High-frequency traveling-wave phononic cavity with sub-micron wavelength

TL;DR

This paper demonstrates a high-frequency, sub-micron wavelength phononic cavity in GaN-on-Sapphire with high quality factors, suitable for quantum information processing and hybrid quantum devices.

Contribution

The development of a high-frequency traveling-wave phononic cavity in GaN with enhanced quality factors and potential for integration with quantum systems.

Findings

Achieved up to 5 GHz frequency in GaN-on-Sapphire

Quality factor increased from 5,000 at room temperature to 30,000 at 7 K

Frequency-quality factor product of 1.5×10^{14}

Abstract

Thin-film gallium nitride (GaN) as a proven piezoelectric material is a promising platform for the phononic integrated circuits, which hold great potential for scalable information processing processors.

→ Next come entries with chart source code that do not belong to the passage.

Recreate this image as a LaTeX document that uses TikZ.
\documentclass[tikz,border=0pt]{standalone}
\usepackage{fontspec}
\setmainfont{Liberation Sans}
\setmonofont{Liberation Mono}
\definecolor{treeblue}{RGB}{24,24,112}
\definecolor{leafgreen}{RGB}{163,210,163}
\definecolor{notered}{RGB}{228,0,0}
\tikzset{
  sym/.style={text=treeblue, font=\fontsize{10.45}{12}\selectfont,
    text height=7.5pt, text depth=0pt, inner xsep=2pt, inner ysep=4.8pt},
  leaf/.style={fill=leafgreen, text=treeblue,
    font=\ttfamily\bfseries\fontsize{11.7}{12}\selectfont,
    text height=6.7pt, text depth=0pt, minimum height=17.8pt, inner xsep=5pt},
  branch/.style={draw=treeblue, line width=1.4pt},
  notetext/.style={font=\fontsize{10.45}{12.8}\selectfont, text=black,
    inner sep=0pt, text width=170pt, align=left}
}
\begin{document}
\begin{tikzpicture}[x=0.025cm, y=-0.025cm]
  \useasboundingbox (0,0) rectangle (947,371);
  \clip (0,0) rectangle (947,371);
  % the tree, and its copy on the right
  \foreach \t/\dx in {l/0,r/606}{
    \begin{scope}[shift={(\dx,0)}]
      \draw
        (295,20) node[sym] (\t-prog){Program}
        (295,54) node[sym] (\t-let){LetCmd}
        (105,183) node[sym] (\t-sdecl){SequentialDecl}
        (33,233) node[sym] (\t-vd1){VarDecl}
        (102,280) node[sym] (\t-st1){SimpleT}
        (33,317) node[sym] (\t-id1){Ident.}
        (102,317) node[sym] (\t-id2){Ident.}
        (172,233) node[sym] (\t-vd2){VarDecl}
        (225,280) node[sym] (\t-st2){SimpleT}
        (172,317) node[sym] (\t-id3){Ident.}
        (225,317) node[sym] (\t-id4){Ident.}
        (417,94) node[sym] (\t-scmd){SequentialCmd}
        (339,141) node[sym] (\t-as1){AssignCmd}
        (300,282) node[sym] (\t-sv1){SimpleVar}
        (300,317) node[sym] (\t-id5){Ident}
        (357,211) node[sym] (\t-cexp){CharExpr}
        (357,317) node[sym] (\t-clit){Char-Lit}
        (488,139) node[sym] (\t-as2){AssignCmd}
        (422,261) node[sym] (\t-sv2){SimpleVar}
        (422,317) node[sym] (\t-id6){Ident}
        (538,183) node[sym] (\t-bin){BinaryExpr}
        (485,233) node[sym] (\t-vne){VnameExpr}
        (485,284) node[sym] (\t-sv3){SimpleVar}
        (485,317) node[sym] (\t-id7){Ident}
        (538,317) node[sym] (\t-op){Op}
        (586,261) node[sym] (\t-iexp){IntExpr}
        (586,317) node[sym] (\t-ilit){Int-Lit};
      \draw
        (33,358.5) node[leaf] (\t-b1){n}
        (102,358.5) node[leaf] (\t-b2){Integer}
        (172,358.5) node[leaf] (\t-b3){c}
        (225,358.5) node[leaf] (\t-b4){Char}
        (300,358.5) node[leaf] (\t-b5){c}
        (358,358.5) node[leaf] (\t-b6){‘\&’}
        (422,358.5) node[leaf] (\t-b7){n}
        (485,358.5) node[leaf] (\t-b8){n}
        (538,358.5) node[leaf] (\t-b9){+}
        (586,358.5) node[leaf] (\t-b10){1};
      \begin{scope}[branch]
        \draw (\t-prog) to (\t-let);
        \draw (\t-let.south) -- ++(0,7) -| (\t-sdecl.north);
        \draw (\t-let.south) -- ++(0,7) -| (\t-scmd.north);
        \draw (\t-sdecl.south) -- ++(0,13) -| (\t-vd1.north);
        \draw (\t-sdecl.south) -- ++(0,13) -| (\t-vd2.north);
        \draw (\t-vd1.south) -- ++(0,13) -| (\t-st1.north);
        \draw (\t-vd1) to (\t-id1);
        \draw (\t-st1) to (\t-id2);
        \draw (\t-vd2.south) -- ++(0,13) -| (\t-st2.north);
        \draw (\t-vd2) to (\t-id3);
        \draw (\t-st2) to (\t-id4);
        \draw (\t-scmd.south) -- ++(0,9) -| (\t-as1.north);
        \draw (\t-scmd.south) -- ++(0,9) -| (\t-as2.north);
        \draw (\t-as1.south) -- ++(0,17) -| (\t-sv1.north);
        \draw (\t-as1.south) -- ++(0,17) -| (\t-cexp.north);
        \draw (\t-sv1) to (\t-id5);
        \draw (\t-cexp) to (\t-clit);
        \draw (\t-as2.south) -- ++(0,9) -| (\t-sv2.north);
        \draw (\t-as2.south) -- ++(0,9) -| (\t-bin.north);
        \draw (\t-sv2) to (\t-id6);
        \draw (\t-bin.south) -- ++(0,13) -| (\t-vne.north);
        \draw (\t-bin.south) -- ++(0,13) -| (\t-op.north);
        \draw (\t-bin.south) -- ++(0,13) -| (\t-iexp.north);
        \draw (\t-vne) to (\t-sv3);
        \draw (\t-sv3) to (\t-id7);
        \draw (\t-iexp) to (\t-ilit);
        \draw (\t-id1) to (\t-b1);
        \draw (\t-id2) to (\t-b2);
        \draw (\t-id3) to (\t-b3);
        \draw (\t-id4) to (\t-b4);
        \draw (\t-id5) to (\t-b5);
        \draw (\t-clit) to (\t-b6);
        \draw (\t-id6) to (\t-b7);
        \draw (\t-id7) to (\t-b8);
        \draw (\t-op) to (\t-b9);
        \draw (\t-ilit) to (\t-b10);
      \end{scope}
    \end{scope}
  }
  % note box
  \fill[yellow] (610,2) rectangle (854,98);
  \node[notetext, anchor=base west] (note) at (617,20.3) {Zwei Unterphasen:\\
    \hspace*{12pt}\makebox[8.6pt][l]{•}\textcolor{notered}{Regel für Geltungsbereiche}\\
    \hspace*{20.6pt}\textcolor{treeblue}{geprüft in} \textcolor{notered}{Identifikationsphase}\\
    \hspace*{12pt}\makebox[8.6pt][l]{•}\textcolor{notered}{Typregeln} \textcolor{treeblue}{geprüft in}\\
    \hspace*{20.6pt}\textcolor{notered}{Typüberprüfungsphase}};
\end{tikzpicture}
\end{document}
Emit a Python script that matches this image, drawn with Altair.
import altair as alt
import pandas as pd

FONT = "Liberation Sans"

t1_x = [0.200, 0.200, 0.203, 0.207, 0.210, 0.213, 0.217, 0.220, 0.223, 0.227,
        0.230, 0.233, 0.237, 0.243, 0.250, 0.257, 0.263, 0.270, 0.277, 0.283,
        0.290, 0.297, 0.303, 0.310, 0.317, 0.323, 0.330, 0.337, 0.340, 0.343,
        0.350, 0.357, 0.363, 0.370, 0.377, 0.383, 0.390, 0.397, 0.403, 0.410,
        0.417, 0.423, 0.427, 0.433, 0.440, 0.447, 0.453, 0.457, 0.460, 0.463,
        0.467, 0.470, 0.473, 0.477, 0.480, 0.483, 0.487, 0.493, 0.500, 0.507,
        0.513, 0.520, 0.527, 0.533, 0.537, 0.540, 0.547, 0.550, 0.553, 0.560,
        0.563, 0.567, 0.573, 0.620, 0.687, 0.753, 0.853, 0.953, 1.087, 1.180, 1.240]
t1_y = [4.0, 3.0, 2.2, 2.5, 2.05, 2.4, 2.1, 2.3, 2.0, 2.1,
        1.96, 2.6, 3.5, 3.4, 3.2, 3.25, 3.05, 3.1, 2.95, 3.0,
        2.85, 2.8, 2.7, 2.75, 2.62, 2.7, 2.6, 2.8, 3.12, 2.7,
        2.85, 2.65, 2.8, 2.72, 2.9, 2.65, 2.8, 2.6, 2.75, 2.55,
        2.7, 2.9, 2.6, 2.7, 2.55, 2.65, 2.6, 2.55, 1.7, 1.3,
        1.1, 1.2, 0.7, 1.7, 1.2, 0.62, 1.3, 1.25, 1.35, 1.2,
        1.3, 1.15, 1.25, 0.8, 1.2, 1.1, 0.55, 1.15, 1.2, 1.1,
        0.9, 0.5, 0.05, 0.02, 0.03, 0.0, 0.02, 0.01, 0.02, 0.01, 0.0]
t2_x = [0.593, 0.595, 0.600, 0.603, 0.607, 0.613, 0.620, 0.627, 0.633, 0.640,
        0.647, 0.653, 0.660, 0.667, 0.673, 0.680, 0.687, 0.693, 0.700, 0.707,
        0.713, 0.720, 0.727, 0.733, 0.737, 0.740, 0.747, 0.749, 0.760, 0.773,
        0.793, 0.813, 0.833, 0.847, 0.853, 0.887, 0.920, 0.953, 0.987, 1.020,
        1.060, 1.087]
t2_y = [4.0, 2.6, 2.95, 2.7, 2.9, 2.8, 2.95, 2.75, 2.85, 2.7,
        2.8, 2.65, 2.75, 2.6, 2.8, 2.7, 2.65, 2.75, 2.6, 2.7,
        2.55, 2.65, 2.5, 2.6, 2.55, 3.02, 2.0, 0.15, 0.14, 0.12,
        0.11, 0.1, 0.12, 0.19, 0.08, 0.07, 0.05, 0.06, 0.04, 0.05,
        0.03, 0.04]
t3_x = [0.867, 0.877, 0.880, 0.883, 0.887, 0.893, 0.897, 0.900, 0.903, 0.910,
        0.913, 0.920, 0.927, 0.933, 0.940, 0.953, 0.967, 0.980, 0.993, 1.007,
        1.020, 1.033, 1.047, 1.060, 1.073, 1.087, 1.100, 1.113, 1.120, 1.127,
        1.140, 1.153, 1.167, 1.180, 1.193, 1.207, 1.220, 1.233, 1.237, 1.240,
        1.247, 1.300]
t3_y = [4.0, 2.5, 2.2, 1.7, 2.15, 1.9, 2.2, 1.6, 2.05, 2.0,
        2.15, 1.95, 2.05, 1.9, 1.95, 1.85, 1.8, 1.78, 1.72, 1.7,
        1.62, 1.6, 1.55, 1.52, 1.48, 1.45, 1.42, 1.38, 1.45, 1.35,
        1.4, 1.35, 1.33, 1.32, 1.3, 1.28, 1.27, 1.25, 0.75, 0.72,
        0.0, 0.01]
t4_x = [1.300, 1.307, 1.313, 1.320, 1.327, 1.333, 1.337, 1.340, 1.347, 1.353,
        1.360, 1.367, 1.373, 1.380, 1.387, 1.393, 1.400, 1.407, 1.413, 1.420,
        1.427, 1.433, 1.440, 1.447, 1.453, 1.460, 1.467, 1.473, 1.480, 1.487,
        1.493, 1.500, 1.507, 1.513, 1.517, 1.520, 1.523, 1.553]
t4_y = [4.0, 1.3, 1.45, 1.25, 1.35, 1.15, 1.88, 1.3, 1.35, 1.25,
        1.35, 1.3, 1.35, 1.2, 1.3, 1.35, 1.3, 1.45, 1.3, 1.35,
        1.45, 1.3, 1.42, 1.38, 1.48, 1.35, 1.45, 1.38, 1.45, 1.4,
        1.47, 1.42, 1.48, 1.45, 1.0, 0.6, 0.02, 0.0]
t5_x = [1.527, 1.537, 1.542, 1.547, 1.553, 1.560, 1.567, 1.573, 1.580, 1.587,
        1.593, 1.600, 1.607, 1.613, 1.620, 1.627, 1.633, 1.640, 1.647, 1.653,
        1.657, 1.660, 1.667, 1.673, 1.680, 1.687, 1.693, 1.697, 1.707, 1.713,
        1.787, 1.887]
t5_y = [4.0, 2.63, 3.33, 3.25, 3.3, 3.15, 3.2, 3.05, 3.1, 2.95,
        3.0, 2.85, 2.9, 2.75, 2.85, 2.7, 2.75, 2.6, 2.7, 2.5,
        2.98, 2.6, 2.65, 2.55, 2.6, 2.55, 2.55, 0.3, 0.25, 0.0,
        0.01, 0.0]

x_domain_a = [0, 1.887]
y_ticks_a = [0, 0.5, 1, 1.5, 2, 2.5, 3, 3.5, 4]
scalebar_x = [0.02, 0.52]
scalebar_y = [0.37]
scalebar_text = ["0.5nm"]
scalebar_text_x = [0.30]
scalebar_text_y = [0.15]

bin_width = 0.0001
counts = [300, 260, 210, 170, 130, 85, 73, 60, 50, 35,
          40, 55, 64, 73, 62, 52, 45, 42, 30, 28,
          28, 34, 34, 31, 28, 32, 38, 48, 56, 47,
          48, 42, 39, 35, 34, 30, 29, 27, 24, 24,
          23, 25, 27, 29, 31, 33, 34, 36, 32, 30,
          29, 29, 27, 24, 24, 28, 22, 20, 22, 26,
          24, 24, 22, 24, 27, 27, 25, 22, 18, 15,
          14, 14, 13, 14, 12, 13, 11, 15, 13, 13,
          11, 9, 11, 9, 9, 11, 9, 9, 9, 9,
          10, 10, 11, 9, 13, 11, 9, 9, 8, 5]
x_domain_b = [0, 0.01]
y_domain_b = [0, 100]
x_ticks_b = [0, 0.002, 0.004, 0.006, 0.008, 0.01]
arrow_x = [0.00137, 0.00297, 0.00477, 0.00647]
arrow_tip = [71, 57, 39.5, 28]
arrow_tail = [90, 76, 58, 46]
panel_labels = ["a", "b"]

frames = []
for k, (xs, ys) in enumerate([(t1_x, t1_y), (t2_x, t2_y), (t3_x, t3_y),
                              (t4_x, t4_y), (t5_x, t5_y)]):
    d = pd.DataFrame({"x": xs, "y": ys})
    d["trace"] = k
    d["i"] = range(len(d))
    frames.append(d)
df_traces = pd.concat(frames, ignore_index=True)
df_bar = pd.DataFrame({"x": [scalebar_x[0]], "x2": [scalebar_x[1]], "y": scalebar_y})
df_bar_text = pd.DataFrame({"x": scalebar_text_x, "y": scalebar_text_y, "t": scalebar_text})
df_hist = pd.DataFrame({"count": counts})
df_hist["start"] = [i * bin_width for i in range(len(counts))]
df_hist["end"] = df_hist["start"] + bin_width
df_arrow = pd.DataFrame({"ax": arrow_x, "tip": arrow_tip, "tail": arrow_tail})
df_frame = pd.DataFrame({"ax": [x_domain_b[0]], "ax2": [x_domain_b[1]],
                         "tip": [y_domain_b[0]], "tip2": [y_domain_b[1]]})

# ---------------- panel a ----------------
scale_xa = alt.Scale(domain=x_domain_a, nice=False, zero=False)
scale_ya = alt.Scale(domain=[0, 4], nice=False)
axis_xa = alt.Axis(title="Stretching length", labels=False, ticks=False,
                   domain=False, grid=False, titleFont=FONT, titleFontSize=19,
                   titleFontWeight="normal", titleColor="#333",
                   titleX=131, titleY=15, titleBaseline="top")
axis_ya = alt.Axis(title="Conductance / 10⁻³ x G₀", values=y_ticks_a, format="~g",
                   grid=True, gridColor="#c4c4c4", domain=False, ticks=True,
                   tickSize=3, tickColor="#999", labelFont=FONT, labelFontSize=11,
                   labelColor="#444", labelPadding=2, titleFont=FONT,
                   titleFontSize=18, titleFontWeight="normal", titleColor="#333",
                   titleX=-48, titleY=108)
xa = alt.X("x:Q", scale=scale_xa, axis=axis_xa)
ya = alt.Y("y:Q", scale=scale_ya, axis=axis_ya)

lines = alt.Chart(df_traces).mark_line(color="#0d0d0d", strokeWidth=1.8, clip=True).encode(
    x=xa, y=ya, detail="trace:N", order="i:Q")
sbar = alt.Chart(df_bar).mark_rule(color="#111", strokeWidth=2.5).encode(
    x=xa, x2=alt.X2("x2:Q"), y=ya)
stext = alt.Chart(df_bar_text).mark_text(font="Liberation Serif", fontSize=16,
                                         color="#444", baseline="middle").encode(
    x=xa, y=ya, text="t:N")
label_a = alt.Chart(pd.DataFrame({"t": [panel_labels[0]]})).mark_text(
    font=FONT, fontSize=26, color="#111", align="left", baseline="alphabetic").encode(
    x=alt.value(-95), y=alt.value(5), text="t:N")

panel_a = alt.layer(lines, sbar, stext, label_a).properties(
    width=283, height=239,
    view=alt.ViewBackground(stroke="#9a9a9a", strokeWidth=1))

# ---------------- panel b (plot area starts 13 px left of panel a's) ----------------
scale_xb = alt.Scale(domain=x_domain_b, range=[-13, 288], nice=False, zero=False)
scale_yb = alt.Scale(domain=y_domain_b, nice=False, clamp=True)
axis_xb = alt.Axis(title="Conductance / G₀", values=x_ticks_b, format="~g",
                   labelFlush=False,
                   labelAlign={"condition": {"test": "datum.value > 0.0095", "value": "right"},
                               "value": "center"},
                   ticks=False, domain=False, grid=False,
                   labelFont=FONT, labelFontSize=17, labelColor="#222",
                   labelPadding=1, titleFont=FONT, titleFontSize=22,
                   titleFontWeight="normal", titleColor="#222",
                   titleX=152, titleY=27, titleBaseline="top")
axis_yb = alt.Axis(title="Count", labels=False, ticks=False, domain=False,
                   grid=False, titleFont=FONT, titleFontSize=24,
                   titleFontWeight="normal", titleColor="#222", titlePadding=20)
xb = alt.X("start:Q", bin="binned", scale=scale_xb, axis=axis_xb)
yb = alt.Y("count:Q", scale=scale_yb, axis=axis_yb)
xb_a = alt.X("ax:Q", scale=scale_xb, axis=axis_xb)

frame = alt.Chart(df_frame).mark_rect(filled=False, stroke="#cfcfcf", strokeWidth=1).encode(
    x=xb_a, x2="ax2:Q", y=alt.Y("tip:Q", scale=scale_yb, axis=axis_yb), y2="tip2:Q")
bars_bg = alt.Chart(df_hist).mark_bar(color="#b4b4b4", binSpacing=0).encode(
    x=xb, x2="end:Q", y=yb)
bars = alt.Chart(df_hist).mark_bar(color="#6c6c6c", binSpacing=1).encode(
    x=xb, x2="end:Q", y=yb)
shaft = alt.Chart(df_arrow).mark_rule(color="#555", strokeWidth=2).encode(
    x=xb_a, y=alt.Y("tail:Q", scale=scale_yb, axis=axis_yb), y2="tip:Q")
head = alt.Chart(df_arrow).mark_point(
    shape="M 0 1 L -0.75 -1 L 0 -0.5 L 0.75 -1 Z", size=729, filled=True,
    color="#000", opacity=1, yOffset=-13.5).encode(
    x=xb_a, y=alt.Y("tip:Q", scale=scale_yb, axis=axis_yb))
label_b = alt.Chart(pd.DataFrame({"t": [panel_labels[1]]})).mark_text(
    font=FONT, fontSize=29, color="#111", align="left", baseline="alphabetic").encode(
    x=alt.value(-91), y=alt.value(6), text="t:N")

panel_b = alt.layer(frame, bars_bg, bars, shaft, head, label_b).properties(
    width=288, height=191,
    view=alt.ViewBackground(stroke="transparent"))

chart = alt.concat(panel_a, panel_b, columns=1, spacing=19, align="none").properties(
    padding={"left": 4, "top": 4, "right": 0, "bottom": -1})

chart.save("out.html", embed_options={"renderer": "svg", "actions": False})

Here, an unsuspended traveling phononic resonator based on high-acoustic-index-contrast mechanism is realized in GaN-on-Sapphire with a frequency up to 5 GHz, which matches the typical superconducting qubit frequency. A sixfold increment in quality factor was found when temperature decreases from room temperature ($Q=5000$) to $7\,\mathrm{K}$ ($Q=30000$) and thus a frequency-quality factor product of $1.5\times10^{14}$ is obtained. Higher quality factors are available when the fabrication process is further optimized. Our system shows great potential in hybrid quantum devices via circuit quantum acoustodynamics.